* [Short problem]
Render the material again word for word, skipping the pictures in it.

* [Available data]
[start]

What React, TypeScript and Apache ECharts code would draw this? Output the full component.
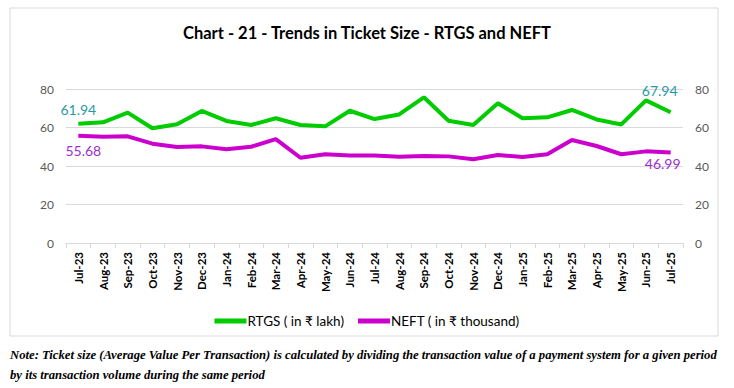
import React, { useEffect, useRef } from "react";
import * as echarts from "echarts";

const categories = [
  "Jul-23", "Aug-23", "Sep-23", "Oct-23", "Nov-23", "Dec-23",
  "Jan-24", "Feb-24", "Mar-24", "Apr-24", "May-24", "Jun-24",
  "Jul-24", "Aug-24", "Sep-24", "Oct-24", "Nov-24", "Dec-24",
  "Jan-25", "Feb-25", "Mar-25", "Apr-25", "May-25", "Jun-25", "Jul-25",
];

const rtgs = [
  61.94, 62.7, 67.7, 59.6, 61.7, 68.6, 63.4, 61.3, 64.8, 61.3, 60.6, 68.7,
  64.4, 66.8, 75.7, 63.5, 61.3, 72.6, 64.8, 65.3, 69.1, 64.2, 61.6, 74.1, 67.94,
];

const neft = [
  55.68, 55.2, 55.4, 51.6, 49.9, 50.2, 48.7, 50.0, 54.0, 44.3, 46.1, 45.4,
  45.5, 44.8, 45.2, 45.0, 43.5, 45.7, 44.7, 46.1, 53.5, 50.4, 46.1, 47.6, 46.99,
];

const yTicks = [0, 20, 40, 60, 80];

const title = "Chart - 21 - Trends in Ticket Size - RTGS and NEFT";
const note1 =
  "Note: Ticket size (Average Value Per Transaction) is calculated by dividing the transaction value of a payment system for a given period";
const note2 = "by its transaction volume during the same period";

const FONT = "Lato, 'Open Sans', sans-serif";
const NOTE_FONT = "italic bold 12.7px 'Liberation Serif', 'DejaVu Serif', serif";

export default function App() {
  const ref = useRef<HTMLDivElement>(null);
  useEffect(() => {
    if (!ref.current) return;
    const chart = echarts.init(ref.current, undefined, { renderer: "svg" });
    const last = categories.length - 1;
    const rtgsData = rtgs.map((v, i) => {
      if (i === 0)
        return { value: v, label: { show: true, position: "top", offset: [0, -2] } };
      if (i === last)
        return { value: v, label: { show: true, position: "top", offset: [-11, -10] } };
      return v;
    });
    const neftData = neft.map((v, i) => {
      if (i === 0)
        return { value: v, label: { show: true, position: "bottom", offset: [5, 3] } };
      if (i === last)
        return { value: v, label: { show: true, position: "bottom", offset: [-8, -1] } };
      return v;
    });
    chart.setOption({
      animation: false,
      backgroundColor: "#ffffff",
      textStyle: { fontFamily: FONT },
      title: {
        text: title,
        left: "center",
        top: 19,
        textStyle: { fontFamily: FONT, fontSize: 16.5, fontWeight: "bold", color: "#000" },
      },
      graphic: [
        {
          type: "rect",
          shape: { x: 10, y: 8, width: 708, height: 328 },
          style: { fill: "none", stroke: "#d9d9d9", lineWidth: 1 },
          z: -1,
        },
        {
          type: "text",
          left: 10,
          top: 348,
          style: { text: note1, font: NOTE_FONT, fill: "#000" },
        },
        {
          type: "text",
          left: 10,
          top: 368,
          style: { text: note2, font: NOTE_FONT, fill: "#000" },
        },
      ],
      legend: {
        top: 309,
        left: "center",
        itemGap: 14,
        itemWidth: 32,
        itemHeight: 5,
        icon: "rect",
        textStyle: { fontFamily: FONT, fontSize: 13.5, color: "#000", padding: [0, 0, 0, -4] },
        data: ["RTGS ( in ₹ lakh)", "NEFT ( in ₹ thousand)"],
      },
      grid: { left: 66, right: 51, top: 89, bottom: 145 },
      xAxis: {
        type: "category",
        data: categories,
        boundaryGap: true,
        axisLine: { lineStyle: { color: "#d9d9d9" } },
        axisTick: { show: true, lineStyle: { color: "#d9d9d9" }, length: 5 },
        axisLabel: {
          rotate: 90,
          interval: 0,
          fontFamily: FONT,
          fontSize: 11.5,
          fontWeight: "bold",
          color: "#000",
          margin: 9,
        },
      },
      yAxis: [
        {
          type: "value",
          min: 0,
          max: 80,
          interval: 20,
          axisLine: { show: false },
          axisTick: { show: false },
          splitLine: { lineStyle: { color: "#d9d9d9" } },
          axisLabel: {
            fontFamily: FONT,
            fontSize: 12,
            color: "#595959",
            margin: 12,
            customValues: yTicks,
          },
        },
        {
          type: "value",
          min: 0,
          max: 80,
          interval: 20,
          position: "right",
          axisLine: { show: false },
          axisTick: { show: false },
          splitLine: { show: false },
          axisLabel: { fontFamily: FONT, fontSize: 12, color: "#595959", margin: 12 },
        },
      ],
      series: [
        {
          name: "RTGS ( in ₹ lakh)",
          type: "line",
          data: rtgsData,
          yAxisIndex: 0,
          symbol: "circle",
          symbolSize: 0,
          showSymbol: true,
          color: "#00cc00",
          lineStyle: { width: 4, color: "#00cc00" },
          label: { fontFamily: FONT, fontSize: 14, color: "#2a9ba3" },
        },
        {
          name: "NEFT ( in ₹ thousand)",
          type: "line",
          data: neftData,
          yAxisIndex: 1,
          symbol: "circle",
          symbolSize: 0,
          showSymbol: true,
          color: "#cc00cc",
          lineStyle: { width: 4, color: "#cc00cc" },
          label: { fontFamily: FONT, fontSize: 14, color: "#9b2fd0" },
        },
      ],
    });
    return () => chart.dispose();
  }, []);
  return (
    <div
      ref={ref}
      style={{ position: "fixed", left: 0, top: 0, width: 734, height: 388 }}
    />
  );
}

[end]

* [Output for this task]
What React, TypeScript and Apache ECharts code would draw this? Output the full component.
import React, { useEffect, useRef } from "react";
import * as echarts from "echarts";

const categories = [
  "Jul-23", "Aug-23", "Sep-23", "Oct-23", "Nov-23", "Dec-23",
  "Jan-24", "Feb-24", "Mar-24", "Apr-24", "May-24", "Jun-24",
  "Jul-24", "Aug-24", "Sep-24", "Oct-24", "Nov-24", "Dec-24",
  "Jan-25", "Feb-25", "Mar-25", "Apr-25", "May-25", "Jun-25", "Jul-25",
];

const rtgs = [
  61.94, 62.7, 67.7, 59.6, 61.7, 68.6, 63.4, 61.3, 64.8, 61.3, 60.6, 68.7,
  64.4, 66.8, 75.7, 63.5, 61.3, 72.6, 64.8, 65.3, 69.1, 64.2, 61.6, 74.1, 67.94,
];

const neft = [
  55.68, 55.2, 55.4, 51.6, 49.9, 50.2, 48.7, 50.0, 54.0, 44.3, 46.1, 45.4,
  45.5, 44.8, 45.2, 45.0, 43.5, 45.7, 44.7, 46.1, 53.5, 50.4, 46.1, 47.6, 46.99,
];

const yTicks = [0, 20, 40, 60, 80];

const title = "Chart - 21 - Trends in Ticket Size - RTGS and NEFT";
const note1 =
  "Note: Ticket size (Average Value Per Transaction) is calculated by dividing the transaction value of a payment system for a given period";
const note2 = "by its transaction volume during the same period";

const FONT = "Lato, 'Open Sans', sans-serif";
const NOTE_FONT = "italic bold 12.7px 'Liberation Serif', 'DejaVu Serif', serif";

export default function App() {
  const ref = useRef<HTMLDivElement>(null);
  useEffect(() => {
    if (!ref.current) return;
    const chart = echarts.init(ref.current, undefined, { renderer: "svg" });
    const last = categories.length - 1;
    const rtgsData = rtgs.map((v, i) => {
      if (i === 0)
        return { value: v, label: { show: true, position: "top", offset: [0, -2] } };
      if (i === last)
        return { value: v, label: { show: true, position: "top", offset: [-11, -10] } };
      return v;
    });
    const neftData = neft.map((v, i) => {
      if (i === 0)
        return { value: v, label: { show: true, position: "bottom", offset: [5, 3] } };
      if (i === last)
        return { value: v, label: { show: true, position: "bottom", offset: [-8, -1] } };
      return v;
    });
    chart.setOption({
      animation: false,
      backgroundColor: "#ffffff",
      textStyle: { fontFamily: FONT },
      title: {
        text: title,
        left: "center",
        top: 19,
        textStyle: { fontFamily: FONT, fontSize: 16.5, fontWeight: "bold", color: "#000" },
      },
      graphic: [
        {
          type: "rect",
          shape: { x: 10, y: 8, width: 708, height: 328 },
          style: { fill: "none", stroke: "#d9d9d9", lineWidth: 1 },
          z: -1,
        },
        {
          type: "text",
          left: 10,
          top: 348,
          style: { text: note1, font: NOTE_FONT, fill: "#000" },
        },
        {
          type: "text",
          left: 10,
          top: 368,
          style: { text: note2, font: NOTE_FONT, fill: "#000" },
        },
      ],
      legend: {
        top: 309,
        left: "center",
        itemGap: 14,
        itemWidth: 32,
        itemHeight: 5,
        icon: "rect",
        textStyle: { fontFamily: FONT, fontSize: 13.5, color: "#000", padding: [0, 0, 0, -4] },
        data: ["RTGS ( in ₹ lakh)", "NEFT ( in ₹ thousand)"],
      },
      grid: { left: 66, right: 51, top: 89, bottom: 145 },
      xAxis: {
        type: "category",
        data: categories,
        boundaryGap: true,
        axisLine: { lineStyle: { color: "#d9d9d9" } },
        axisTick: { show: true, lineStyle: { color: "#d9d9d9" }, length: 5 },
        axisLabel: {
          rotate: 90,
          interval: 0,
          fontFamily: FONT,
          fontSize: 11.5,
          fontWeight: "bold",
          color: "#000",
          margin: 9,
        },
      },
      yAxis: [
        {
          type: "value",
          min: 0,
          max: 80,
          interval: 20,
          axisLine: { show: false },
          axisTick: { show: false },
          splitLine: { lineStyle: { color: "#d9d9d9" } },
          axisLabel: {
            fontFamily: FONT,
            fontSize: 12,
            color: "#595959",
            margin: 12,
            customValues: yTicks,
          },
        },
        {
          type: "value",
          min: 0,
          max: 80,
          interval: 20,
          position: "right",
          axisLine: { show: false },
          axisTick: { show: false },
          splitLine: { show: false },
          axisLabel: { fontFamily: FONT, fontSize: 12, color: "#595959", margin: 12 },
        },
      ],
      series: [
        {
          name: "RTGS ( in ₹ lakh)",
          type: "line",
          data: rtgsData,
          yAxisIndex: 0,
          symbol: "circle",
          symbolSize: 0,
          showSymbol: true,
          color: "#00cc00",
          lineStyle: { width: 4, color: "#00cc00" },
          label: { fontFamily: FONT, fontSize: 14, color: "#2a9ba3" },
        },
        {
          name: "NEFT ( in ₹ thousand)",
          type: "line",
          data: neftData,
          yAxisIndex: 1,
          symbol: "circle",
          symbolSize: 0,
          showSymbol: true,
          color: "#cc00cc",
          lineStyle: { width: 4, color: "#cc00cc" },
          label: { fontFamily: FONT, fontSize: 14, color: "#9b2fd0" },
        },
      ],
    });
    return () => chart.dispose();
  }, []);
  return (
    <div
      ref={ref}
      style={{ position: "fixed", left: 0, top: 0, width: 734, height: 388 }}
    />
  );
}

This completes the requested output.